Why in a worker shortage crisis, record debt, rising costs of living, can blind Freddie see what should be permitted, but, our government can’t.

We need policy that helps Australians. We need policies that make investment in our country worth doing. If we have any interest in maintaining our standards of living, we should be doing what other countries are doing.

Rolling out the red carpet for investment. Expensive trade trips, even the expense of trade personnel overseas, well, without cutting the cost and delay or worse of government tape, there’s no reason for those. We need to understand that rolling out the red carpet for investment does not mean increasing government tape and regulations. It does not mean the overburdened taxpayers paying for lawfare to delay or stop projects.
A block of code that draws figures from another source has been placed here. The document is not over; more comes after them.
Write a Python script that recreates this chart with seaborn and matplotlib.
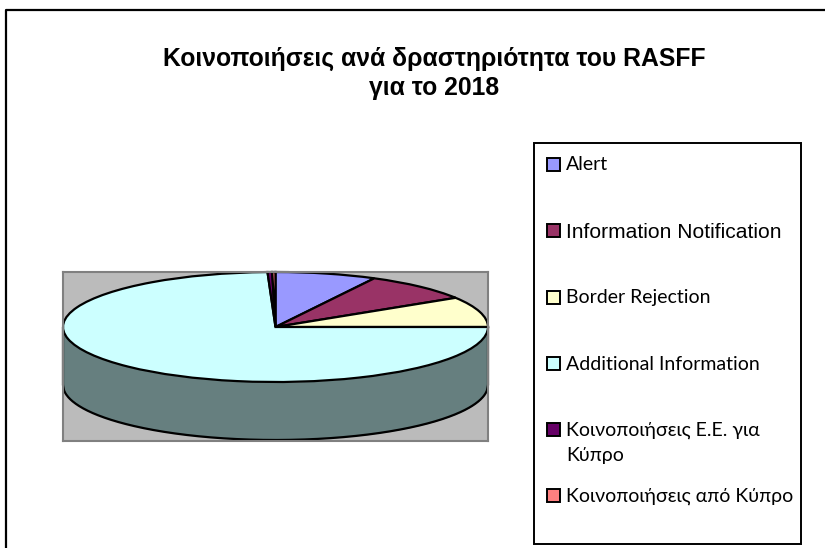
import numpy as np
import seaborn as sns
import matplotlib.pyplot as plt
from matplotlib.patches import Rectangle

sns.set_theme(style="white")

# values, in percent
labels = ['Alert', 'Information Notification', 'Border Rejection', 'Additional Information',
          'Κοινοποιήσεις Ε.Ε. για\nΚύπρο', 'Κοινοποιήσεις από Κύπρο']
values = [7.7, 8.4, 8.9, 74.4, 0.35, 0.25]
colors = ['#9999FF', '#993366', '#FFFFCC', '#CCFFFF', '#660066', '#FF8080']
legendFonts = [['Lato', 'Noto Sans'], ['Liberation Sans'], ['Lato', 'Noto Sans'], ['Lato', 'Noto Sans'],
               ['Lato', 'Noto Sans'], ['Lato', 'Noto Sans']]
legendSizes = [14, 15.1, 14, 14, 14, 14]
title = 'Κοινοποιήσεις ανά δραστηριότητα του RASFF\nγια το 2018'

W, H = 825, 548
fig = plt.figure(figsize=(W / 100, H / 100), dpi=100, facecolor='white')

# pie axes, squashed so the circle turns into the ellipse
ax = fig.add_axes([63 / W, 1 - 441 / H, 425 / W, 169 / H])
ax.pie(values, colors=colors, startangle=90, counterclock=False,
       wedgeprops={'edgecolor': 'black', 'linewidth': 1.6, 'clip_on': False})
ax.set_aspect('auto')
depth = 58 / 55
ax.set_xlim(-1, 1)
ax.set_ylim(1 - 169 / 55, 1)
ax.set_frame_on(True)
ax.set_facecolor('#BBBBBB')
for s in ax.spines.values():
    s.set_visible(True)
    s.set_color('#808080')
    s.set_linewidth(1.5)
ax.set_xticks([])
ax.set_yticks([])

# side wall of the pie
x = np.linspace(-1, 1, 400)
rim = -np.sqrt(1 - x ** 2)
ax.fill_between(x, rim, rim - depth, color='#667F7F', linewidth=0, zorder=0.5)
ax.plot(x, rim - depth, color='black', lw=1.6, zorder=0.6, clip_on=False)
ax.plot([-1, -1], [0, -depth], color='black', lw=1.6, zorder=0.6, clip_on=False)
ax.plot([1, 1], [0, -depth], color='black', lw=1.6, zorder=0.6, clip_on=False)

# overlay in pixel coordinates for frame, title and legend
over = fig.add_axes([0, 0, 1, 1], facecolor='none')
over.set_xlim(0, W)
over.set_ylim(H, 0)
over.axis('off')

over.plot([825, 6, 6], [10, 10, 548], color='black', lw=1.6, clip_on=False)
over.text(434, 73.5, title, ha='center', va='center', fontsize=17.8, fontweight='bold',
          family='Liberation Sans', color='black', linespacing=1.3)

over.add_patch(Rectangle((534, 143), 267, 401, facecolor='white', edgecolor='black', lw=1.4))
swatchY = [164, 230, 297, 363, 429, 495]
textShift = [1, 2, 1, 1, 1, 1]
for i in range(len(labels)):
    over.add_patch(Rectangle((547, swatchY[i] - 6.5), 13, 13, facecolor=colors[i], edgecolor='black', lw=1.4))
    over.text(566, swatchY[i] + textShift[i], labels[i].split('\n')[0], va='center', ha='left', fontsize=legendSizes[i],
              family=legendFonts[i], color='black')
    if '\n' in labels[i]:
        over.text(566, swatchY[i] + 27, labels[i].split('\n')[1], va='center', ha='left', fontsize=legendSizes[i],
                  family=legendFonts[i], color='black')

fig.savefig('out.png', dpi=100)
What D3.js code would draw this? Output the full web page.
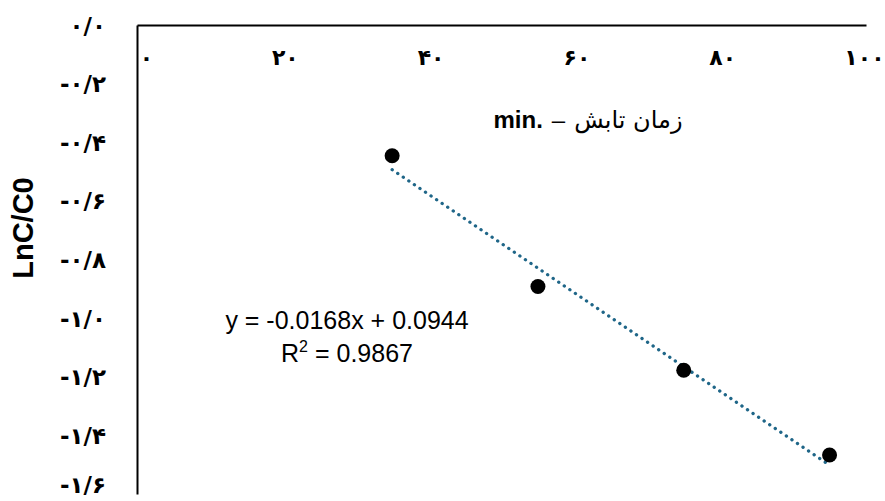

Blind Freddie can see. Common sense would be so helpful.

The old but true law of supply and demand; there is just no getting around the fact that if you decrease the supply of a commodity, such as gas, while demand remains the same or increases, it’s inevitable there are going to be increases in prices.

The way to reverse this is not by government intervention, but in fact the opposite – removing tape and negative policies and encouraging the investment needed to bring on more supply. Yep, blind Freddie can see this.

The AFR, Australia’s leading business newspaper, and its media mates, has an important role to play in conveying these blind Freddie messages to our government.

The eminent scientist and friend of my father, who scientists who knew both Teller and Einstein stated Teller had the greater mind, and that is something of import I did inherit and treasure, that friendship, who we hosted in Australia on numerous occasions, Dr Edward Teller, was once asked by a journalist if he was frightened of the responsibility he had having worked on the hydrogen bomb.

Dr Teller responded by asking if he was frightened of the responsibility he had as a journalist: quote, “All of us in today’s world have influences far beyond our immediate imagination, but yours perhaps reaches farthest.”

I hope all those in the media here this evening who want to see higher living standards, hence greater investment, and easing cost of living pressures don’t ignore what blind Freddie can see. Of course you can do your usual attacks on me, controversial, etc, but common sense is badly needed.

Thank you again, I hope you’re all enjoying the lead up to Chrissie, and have a very happy Christmas. My New Year’s Eve wish, for next year, please don’t ignore what blind Freddie can see, and provide tonnes of common sense in your media, your contribution is critical.